Souvent critiqué, le manque d’allant des gouvernements dans leur effort contre la dégradation de l’environnement est aisément compréhensible. À court terme au moins, cet effort peut en effet lourdement hypothéquer la croissance de leur PIB ce qui, dans de nombreux pays, peut avoir des conséquences sociales et politiques imprévisibles. Pour les nations émergentes, où la pauvreté, le manque de nourriture, le faible niveau d’éducation et l’espérance de vie trop basse restent des problèmes majeurs, la lutte contre le réchauffement climatique, l’épuisement des ressources ou la pollution n’apparaissent pas toujours comme une priorité. Selon leur gouvernement, du fait de leur pollution passée à l’époque de leur révolution industrielle, ce sont les pays développés qui ont une responsabilité particulière dans la situation actuelle. Leurs efforts doivent donc être supérieurs à leur contribution présente à la dégradation de l’environnement.

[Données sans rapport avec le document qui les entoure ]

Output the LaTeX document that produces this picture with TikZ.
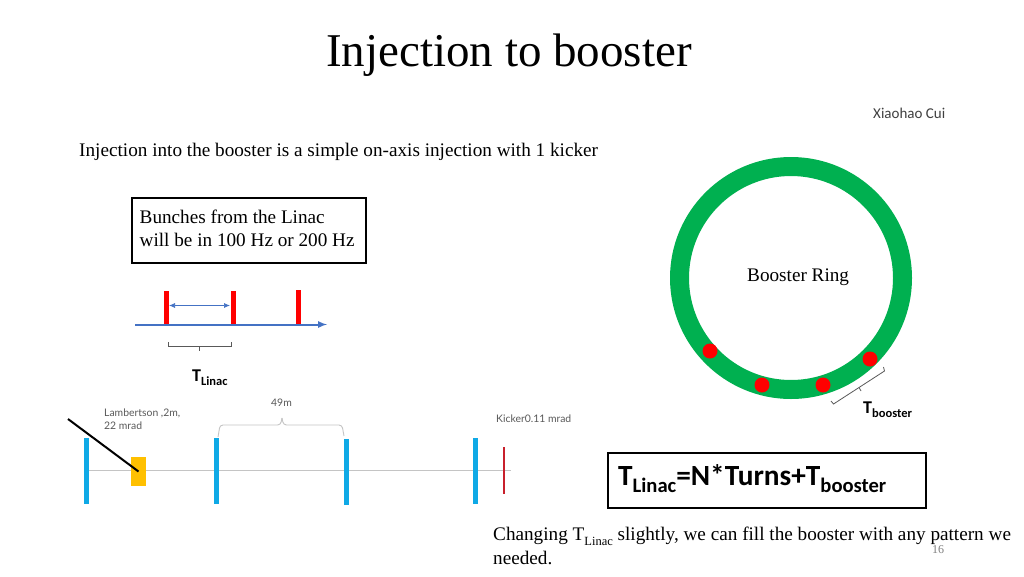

Des situations contrastées

Cet argument est mal accepté dans des pays affectés par la récession mondiale de 2009 et qui voient la montée en puissance des grands pays émergents – la Chine, l’Inde, le Brésil notamment – comme une menace géopolitique et économique de grande ampleur.

L’Union européenne fait pourtant figure de bonne élève dans la lutte contre le réchauffement climatique mais cela est en partie due à une désindustrialisation qui a par ailleurs un impact social sévère dans de nombreux États-membres. Dès lors, la transition énergétique se révèle difficile dans plusieurs de ces pays.

En Allemagne, par exemple, la décision d’abandonner l’énergie nucléaire après l’incident de Fukushima en 2011 entraîne un regain d’intérêt pour le charbon, combustible fossile nocif pour la santé et contribuant de manière importante an réchauffement climatique. La France pollue certes moins que l’Allemagne (en 2015, 500 millions de tonnes de CO² contre 960 millions de tonnes outre-Rhin), mais cela est dû d’une part à la plus faible industrialisation de ce pays, d’autre part à la forte part de l’énergie nucléaire dans le « mix énergétique » français, qui suscite un débat assez vif concernant la sécurité de ce type d’énergie.

Quant aux États-Unis, leur réticence à engager un effort de protection de l’environnement reste importante, d’autant que la concurrence croissante de la Chine inquiète fortement de nombreux industriels et hommes politiques Américains.

 

Quel avenir pour le développement durable ?

La COP 21 : un grand espoir pour le développement durable

En décembre 2015, la COP 21 de Paris paraît enfin relancer les efforts de luttes contre la dégradation de l’environnement. Au cours de cette conférence internationale, les différents États de la planète présentent leur engagement pour limiter le réchauffement climatique au cours du XXIe siècle. La Suisse s’engage ainsi la première à réduire de 50% ses émissions de gaz à effet de serre (à partir du chiffre de 1990) avant 2030. Pour les États de l’UE pris ensemble, l’engagement monte même à 40% de réduction de ces émissions en 2030, là encore par rapport à leur niveau en 1990. Les pays émergents ne sont pas en reste. Fait significatif, la Chine elle-même se fixe des objectifs ambitieux avec une réduction de 60 à 65%  de son intensité carbone par unité de PIB par rapport aux chiffres de 2005 en 2025. La COP 21 soulève alors un grand espoir dans les milieux scientifiques et écologistes, même si un certain scepticisme demeure quant à la volonté réelle des États de protéger l’environnement.

L’avenir incertain du développement durable

De fait, l’élection américaine de 2016, qui porte au pouvoir Donald Trump, proche des milieux climato-sceptiques, constitue un revers indiscutable pour les tenants du développement durable. Lorsqu’en 2017, celui-ci annonce le retrait de son pays de l’accord de Paris de 2015, cette décision est largement perçue comme une catastrophe pour la lutte contre le réchauffement climatique.

Par la suite, de nombreux États, au premier rang desquels la France, réaffirment leur engagement écologique. De nombreux scientifiques, mais aussi des membres de la société civile américaine, font de même. De plus en plus s’impose l’idée que le développement durable sera le grand combat du XXIe siècle et que celui-ci ne doit pas uniquement être mené par les États. Il reste que ceux-ci, par leur pouvoir de régulation et l’impact de leurs politiques économiques, demeurent des acteurs incontournables de la protection de l’environnement. Or, les politiques à caractère écologique peuvent entrer en contradiction avec d’autres objectifs de ces États.

Dès lors, la mise en œuvre du développement durable demeure incertaine à l’avenir et, en tout état de cause, elle devra s’appuyer sur de réels progrès techniques afin de ne plus apparaître comme un effort coûteux mais, au contraire, comme une opportunité économique.